Martand Khosla New Delhi, India, b.1975
Martand Khosla (b. 1975, New Delhi, India) is an artist whose practice explores urban continuity and transformation, shaped by his parallel experience building in contemporary India. He founded and has led the award-winning architecture practice Romi Khosla Design Studios for over two decades. Khosla initially turned to art to examine how construction-fuelled labour shapes identity, memory, and nostalgia.

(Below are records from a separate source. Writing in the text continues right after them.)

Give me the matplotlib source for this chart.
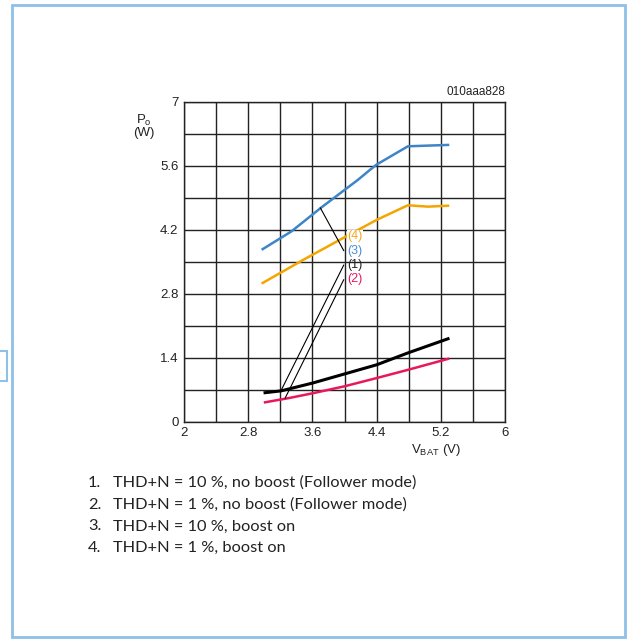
import matplotlib
matplotlib.use('Agg')
import matplotlib.pyplot as plt
from matplotlib.patches import Rectangle

plt.rcParams['font.family'] = ['Liberation Sans', 'DejaVu Sans']

# Curve data (VBAT in V, Po in W)
v_thd10_noboost = [3.01, 3.21, 3.6, 4.0, 4.4, 4.79, 5.29]
p_thd10_noboost = [0.63, 0.67, 0.84, 1.04, 1.24, 1.50, 1.81]

v_thd1_noboost = [3.01, 3.3, 3.61, 4.0, 4.4, 4.79, 5.29]
p_thd1_noboost = [0.42, 0.51, 0.62, 0.77, 0.95, 1.13, 1.37]

v_thd10_boost = [2.98, 3.34, 3.71, 4.17, 4.30, 4.40, 4.79, 5.29]
p_thd10_boost = [3.77, 4.16, 4.68, 5.29, 5.48, 5.62, 6.02, 6.05]

v_thd1_boost = [2.98, 3.49, 3.99, 4.40, 4.79, 5.04, 5.29]
p_thd1_boost = [3.03, 3.54, 4.02, 4.41, 4.73, 4.70, 4.72]

xticks = [2, 2.8, 3.6, 4.4, 5.2, 6]
yticks = [0, 1.4, 2.8, 4.2, 5.6, 7]

legend_items = [
    'THD+N = 10 %, no boost (Follower mode)',
    'THD+N = 1 %, no boost (Follower mode)',
    'THD+N = 10 %, boost on',
    'THD+N = 1 %, boost on',
]

# curve label text positions and leader line ends
label_names = ['(4)', '(3)', '(1)', '(2)']
label_y = [4.05, 3.73, 3.43, 3.12]
label_colors = ['#f5a81c', '#4a8fd6', '#222222', '#e8185a']
leader_start = [(3.70, 4.67), (3.21, 0.68), (3.26, 0.51)]
leader_end = [(3.99, 3.74), (3.99, 3.42), (3.99, 3.10)]

fig = plt.figure(figsize=(6.29, 6.42), dpi=100)

# outer light-blue frame
fig.patches.append(Rectangle((12 / 629, 5 / 642), 613 / 629, 632 / 642,
                             transform=fig.transFigure, fill=False,
                             edgecolor='#8ec0e8', linewidth=2))
fig.patches.append(Rectangle((-2 / 629, (642 - 381) / 642), 9 / 629, 30 / 642,
                             transform=fig.transFigure, fill=False,
                             edgecolor='#8ec0e8', linewidth=1.5))

ax = fig.add_axes([184 / 629, 1 - 421.5 / 642, 321 / 629, 320 / 642])
ax.set_xlim(2, 6)
ax.set_ylim(0, 7)
ax.set_xticks([2 + 0.4 * i for i in range(11)])
ax.set_yticks([0.7 * i for i in range(11)])
ax.grid(True, color='#222222', linewidth=1)
ax.set_xticklabels([f'{v:g}' if any(abs(v - t) < 1e-6 for t in xticks) else ''
                    for v in ax.get_xticks()])
ax.set_yticklabels([f'{v:g}' if any(abs(v - t) < 1e-6 for t in yticks) else ''
                    for v in ax.get_yticks()])
ax.tick_params(length=0, labelsize=9.5, colors='#222222', pad=4)
for s in ax.spines.values():
    s.set_color('#222222')
    s.set_linewidth(1)

ax.plot(v_thd10_boost, p_thd10_boost, color='#3d85c8', linewidth=1.8, zorder=3)
ax.plot(v_thd1_boost, p_thd1_boost, color='#f5a500', linewidth=1.8, zorder=3)
ax.plot(v_thd10_noboost, p_thd10_noboost, color='black', linewidth=2.2, zorder=3)
ax.plot(v_thd1_noboost, p_thd1_noboost, color='#e8185a', linewidth=1.8, zorder=3)

for (x0, y0), (x1, y1) in zip(leader_start, leader_end):
    ax.plot([x0, x1], [y0, y1], color='black', linewidth=0.8, zorder=4)

for i, (name, y, c) in enumerate(zip(label_names, label_y, label_colors)):
    t = ax.text(4.035, y, name, color=c, fontsize=9, ha='left', va='center', zorder=5)
    if i == 0:
        # the boost-on 1 % curve is broken behind its label
        t.set_bbox(dict(facecolor='white', edgecolor='none', pad=0.3))

ax.text(-0.125, 0.923, 'P$_\\mathregular{o}$\n(W)', transform=ax.transAxes,
        ha='center', va='center', fontsize=9.5, color='#222222', linespacing=0.9)
ax.text(1.0, 1.012, '010aaa828', transform=ax.transAxes, ha='right', va='bottom',
        fontsize=8.5, color='#222222')
ax.text(0.785, -0.065, 'V$_\\mathregular{BAT}$ (V)', transform=ax.transAxes,
        ha='center', va='top', fontsize=9.5, color='#222222')

for i, item in enumerate(legend_items):
    y = 1 - (483 + 21.7 * i) / 642
    fig.text(88 / 629, y, f'{i + 1}.', fontsize=11.8, va='center', ha='left',
             family=['Lato', 'DejaVu Sans'], color='#222222')
    fig.text(113 / 629, y, item, fontsize=11.8, va='center', ha='left',
             family=['Lato', 'DejaVu Sans'], color='#222222')

fig.savefig('out.png', dpi=100)
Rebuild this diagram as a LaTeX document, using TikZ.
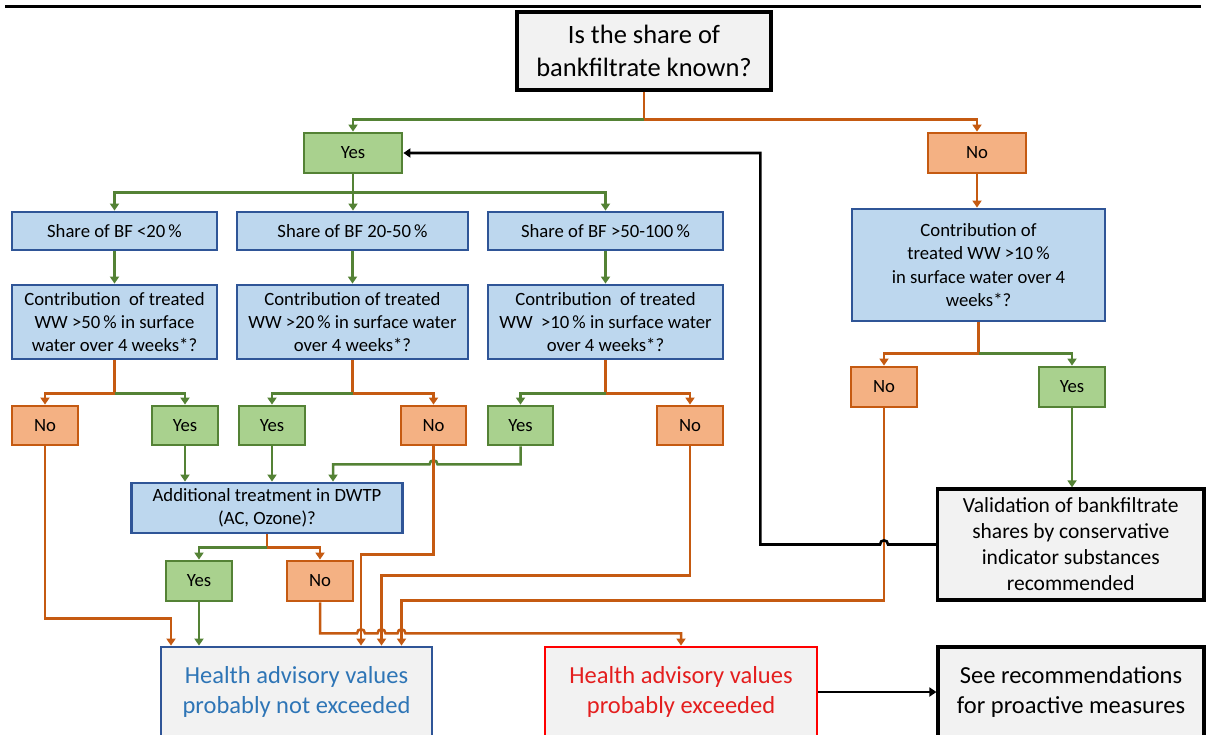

Positioned as both participant and observer, he employs materials and tools associated with the State—such as the ubiquitous rubber stamp and brick dust collected from his construction sites—to register its imprint on lives shaped by power and dispossession. Brick dust has become a recurring language in his work, allowing material itself to speak to cycles of construction and demolition, permanence and precarity. His practice traverses sculpture and object, movement and remnant, material and memory, foregrounding an object’s intrinsic potential. Through repetition and process, he reflects on the micro-actions that underpin macro-structures, shifting attention from authoritarian power toward its diffusion and transformation.
Khosla has held solo exhibitions at Nature Morte, New Delhi (2016, 2019, 2022, 2025), Seven Art Gallery, New Delhi (2012), and Jawaharlal Nehru University, New Delhi (2012). His work was included in State of Architecture, curated by Rahul Mehrotra, Kaiwan Mehta, and Ranjit Hoskote at the National Gallery of Modern Art, Mumbai (2016). He has participated in group exhibitions including 50 Years After 50 Years of the Bauhaus 1968, Württembergischer Kunstverein, Stuttgart (2018); Food, SESC, São Paulo (2014); This Night Bitten Dawn, Devi Art Foundation and Gujral Foundation, New Delhi (2016); In Other Rooms, GALLERYSKE, Bengaluru (2015); and 10 Chairs, Gallery Espace, New Delhi (2019), among others.
He currently lives and works in New Delhi.